Wednesday, February 24, 2010

Pregnancy during Advent

For much of the Advent season last year, I was pregnant.

If you are a married Christian, I totally recommend taking the opportunity to be pregnant during Advent, should it arise. As my husband put it, "It gives a whole new meaning to waiting for a child to be born." I thought a lot about Mary's pregnancy with our Lord as I carried my son, and as I went into labor (and went into labor... and went into labor... and went into labor). I wondered about her labor, her pregnancy, and Jesus' birth. I don't know if it was particularly more spiritual than other Advent seasons, but it did help me look at the story differently, consider it from new angles.
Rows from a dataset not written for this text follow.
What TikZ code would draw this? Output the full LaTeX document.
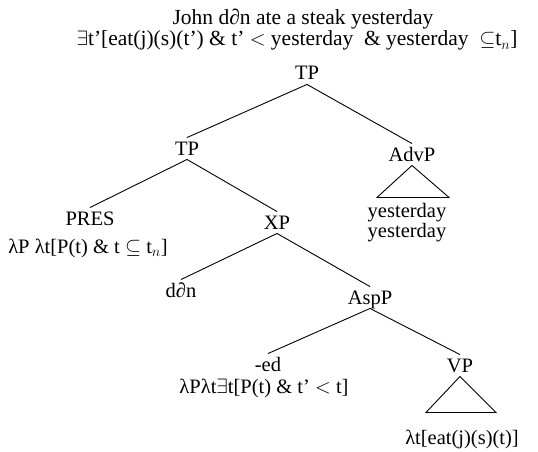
\documentclass[tikz,border=0pt]{standalone}
\usepackage{fontspec}
\setmainfont{Liberation Serif}

\begin{document}
\begin{tikzpicture}[x=1pt, y=-1pt, line width=0.9pt,
		cat/.style={draw=none,fill=none,anchor=base,inner sep=4pt,text height=13pt,text depth=0pt,font=\fontsize{20.5}{24}\selectfont},
		sem/.style={draw=none,fill=none,anchor=base,inner sep=1pt,font=\fontsize{20.5}{24}\selectfont},
		head/.style={draw=none,fill=none,anchor=base,inner sep=1pt,font=\fontsize{21.5}{25}\selectfont}]
			\useasboundingbox (0,0) rectangle (538,452);

			\node[head] (sent) at (303,25) {John d∂n ate a steak yesterday};
			\node[head] (lf)   at (297,46) {$\exists$t'[eat(j)(s)(t') \& t' $<$ yesterday\ \ \& yesterday\ \ $\subseteq$t$_n$]};

			\node[cat] (TP)    at (307,80)  {TP};
			\node[cat] (TPb)   at (187,155) {TP};
			\node[cat] (AdvP)  at (412,161) {AdvP};
			\node[cat] (PRES)  at (90,225)  {PRES};
			\node[cat] (XP)    at (277,229) {XP};
			\node[cat] (dan)   at (181,297) {d∂n};
			\node[cat] (AspP)  at (370,304) {AspP};
			\node[cat] (ed)    at (268,371) {-ed};
			\node[cat] (VP)    at (460,372) {VP};

			\node[sem] (yest)  at (407,217) {yesterday};
			\node[sem] (yestb) at (407,237) {yesterday};
			\node[sem] (presS) at (88,253)  {λP λt[P(t) \& t $\subseteq$ t$_n$]};
			\node[sem] (edS)   at (264,393) {λPλt$\exists$t[P(t) \& t' $<$ t]};
			\node[sem] (vpS)   at (462,444) {λt[eat(j)(s)(t)]};

			\draw (TP.south)   -- (TPb.north);
			\draw (TP.south)   -- (AdvP.north);
			\draw (TPb.south)  -- (PRES.north);
			\draw (TPb.south)  -- (XP.north);
			\draw (XP.south)   -- (dan.north);
			\draw (XP.south)   -- (AspP.north);
			\draw (AspP.south) -- (ed.north);
			\draw (AspP.south) -- (VP.north);

			\draw (AdvP.south) -- ++(-35,32) -- ++(72,0) -- cycle;
			\draw (VP.south)   -- ++(-34,36) -- ++(70,0) -- cycle;
		\end{tikzpicture}
\end{document}
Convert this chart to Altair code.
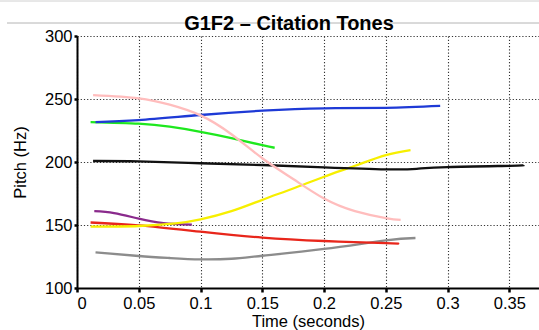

And on the day we celebrate the birth of Christ, I had a two-week-old son I was struggling to nurse. (No Christmas pageant at my church, though he certainly would have made a sweet Baby Jesus).
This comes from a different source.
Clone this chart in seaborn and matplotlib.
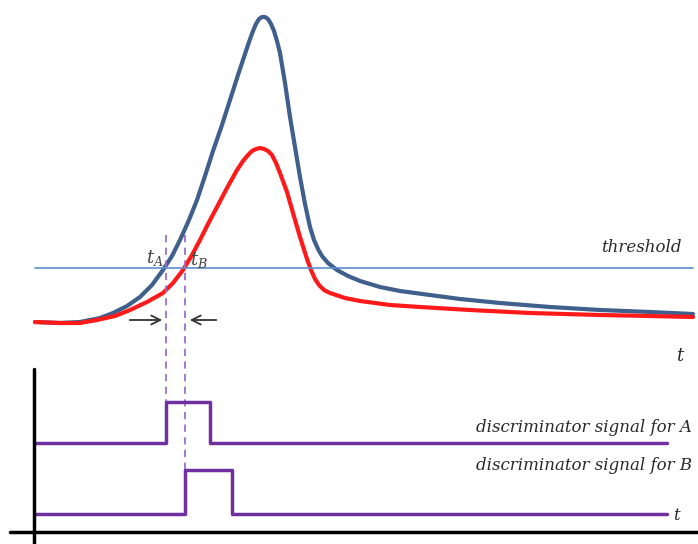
import numpy as np
import pandas as pd
import seaborn as sns
import matplotlib.pyplot as plt

# curves (x, y in picture pixels, y grows downward)
blue_x = [35, 60, 80, 100, 113, 127, 140, 152, 163, 172, 180, 189, 197, 205, 213, 222, 230, 238, 244, 249, 253, 256, 259, 262, 265, 268, 271, 274, 277, 280, 285, 290, 295, 300, 305, 310, 314, 318, 322, 328, 337, 348, 360, 380, 400, 430, 460, 500, 550, 600, 650, 693]
blue_y = [322, 323, 322, 318, 313, 306, 297, 285, 270, 256, 240, 220, 200, 176, 151, 125, 100, 75, 57, 42, 31, 24, 19, 17, 17, 19, 24, 31, 41, 53, 83, 117, 147, 177, 204, 227, 240, 249, 256, 263, 270, 276, 281, 287, 291, 295, 299, 303, 307, 310, 312, 314]
red_x = [35, 60, 80, 97, 115, 130, 147, 163, 173, 183, 192, 200, 208, 217, 227, 237, 243, 248, 252, 256, 260, 264, 268, 272, 276, 280, 287, 293, 300, 307, 311, 315, 319, 324, 330, 345, 360, 390, 420, 470, 530, 600, 650, 693]
red_y = [322, 323, 323, 320, 316, 310, 302, 293, 283, 270, 255, 240, 224, 207, 188, 170, 161, 155, 151, 149, 148, 149, 151, 155, 163, 173, 192, 213, 237, 259, 270, 279, 285, 290, 293, 298, 301, 305, 307, 310, 313, 315, 316, 317]
threshold_y = 268
t_a, t_b = 166, 185

sig_a_x = [35, t_a, t_a, 210, 210, 667]
sig_a_y = [443, 443, 402, 402, 443, 443]
sig_b_x = [35, t_b, t_b, 232, 232, 667]
sig_b_y = [514, 514, 470, 470, 514, 514]

sns.set_style("white")
plt.rcParams['font.family'] = ['DejaVu Serif']
plt.rcParams['mathtext.fontset'] = 'dejavuserif'

fig = plt.figure(figsize=(6.98, 5.44), dpi=100)
ax = fig.add_axes([0, 0, 1, 1])
ax.set_xlim(0, 698)
ax.set_ylim(544, 0)
ax.axis('off')

purple = '#7030a0'
sns.lineplot(x=blue_x, y=blue_y, sort=False, estimator=None, color='#3f5f8c', lw=3, ax=ax)
sns.lineplot(x=red_x, y=red_y, sort=False, estimator=None, color='#ff1a1a', lw=3, ax=ax)
ax.plot([35, 693], [threshold_y, threshold_y], color='#5b8fd0', lw=1.2)

ax.plot([t_a, t_a], [235, 402], color='#9b6fce', lw=1.3, ls=(0, (4, 3)))
ax.plot([t_b, t_b], [235, 470], color='#9b6fce', lw=1.3, ls=(0, (4, 3)))

sns.lineplot(x=sig_a_x, y=sig_a_y, sort=False, estimator=None, color=purple, lw=2.5, ax=ax)
sns.lineplot(x=sig_b_x, y=sig_b_y, sort=False, estimator=None, color=purple, lw=2.5, ax=ax)

# axes of the lower panel
ax.plot([34, 34], [369, 544], color='black', lw=2.5)
ax.plot([10, 698], [532, 532], color='black', lw=2.5)

arrow = dict(arrowstyle='->', color='#333333', lw=1.3, mutation_scale=16)
ax.annotate('', xy=(t_a - 1, 320), xytext=(127, 320), arrowprops=arrow)
ax.annotate('', xy=(t_b + 2, 320), xytext=(219, 320), arrowprops=arrow)

txt = dict(style='italic', color='#2a2a2a', fontsize=12)
ax.text(682, 248, 'threshold', ha='right', va='center', **txt)
ax.text(146, 258, '$t_A$', ha='left', va='center', color='#444444', fontsize=13)
ax.text(190, 260, '$t_B$', ha='left', va='center', color='#444444', fontsize=13)
ax.text(676, 356, '$t$', ha='left', va='center', color='#2a2a2a', fontsize=13)
ax.text(692, 427, 'discriminator signal for A', ha='right', va='center', **txt)
ax.text(692, 466, 'discriminator signal for B', ha='right', va='center', **txt)
ax.text(673, 515, '$t$', ha='left', va='center', color='#2a2a2a', fontsize=12)

fig.savefig('out.png', dpi=100)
What would Mary have been thinking as Jesus was about two months old? Would it have been clear how special He was, if not for prophesy and predictions made to Joseph and her? Was He brighter and more alert than other babies? Was there a glimmer in His eyes of the soul that existed before the world began? His looks were ordinary, that we might not know Him by those. But as Mary fell into the rhythms of life with her Firstborn Son, were there moments when it was clear that He was also the Firstborn of all creation? Or as He ate and slept and pooped and cried and stared at His mommy and daddy, did He seem like any other two-month-old baby, special in how He entered the world but not in how He dwelled there? Were there moments when Jesus woke in the middle of the night and she asked herself, "Is He really who the angel said He would be? How could this tiny, dependent Baby ever be the One to save us all?" Or was it clear somehow even as she bathed and swaddled and fed her son that he was also the Son of the Most High?

It's an interesting exercise, and one I suspect I'll be doing all of Third's life. All children are miracles--all people--and it's hard to imagine that one day these tiny little people who depend so much on me, who started out as single cells, will one day be a grown woman and a grown man. Third may not be a messiah, but one day he could be a pastor or a doctor or a lawyer or an accountant or even a senior software engineer. But now he lies sleeping at my breast.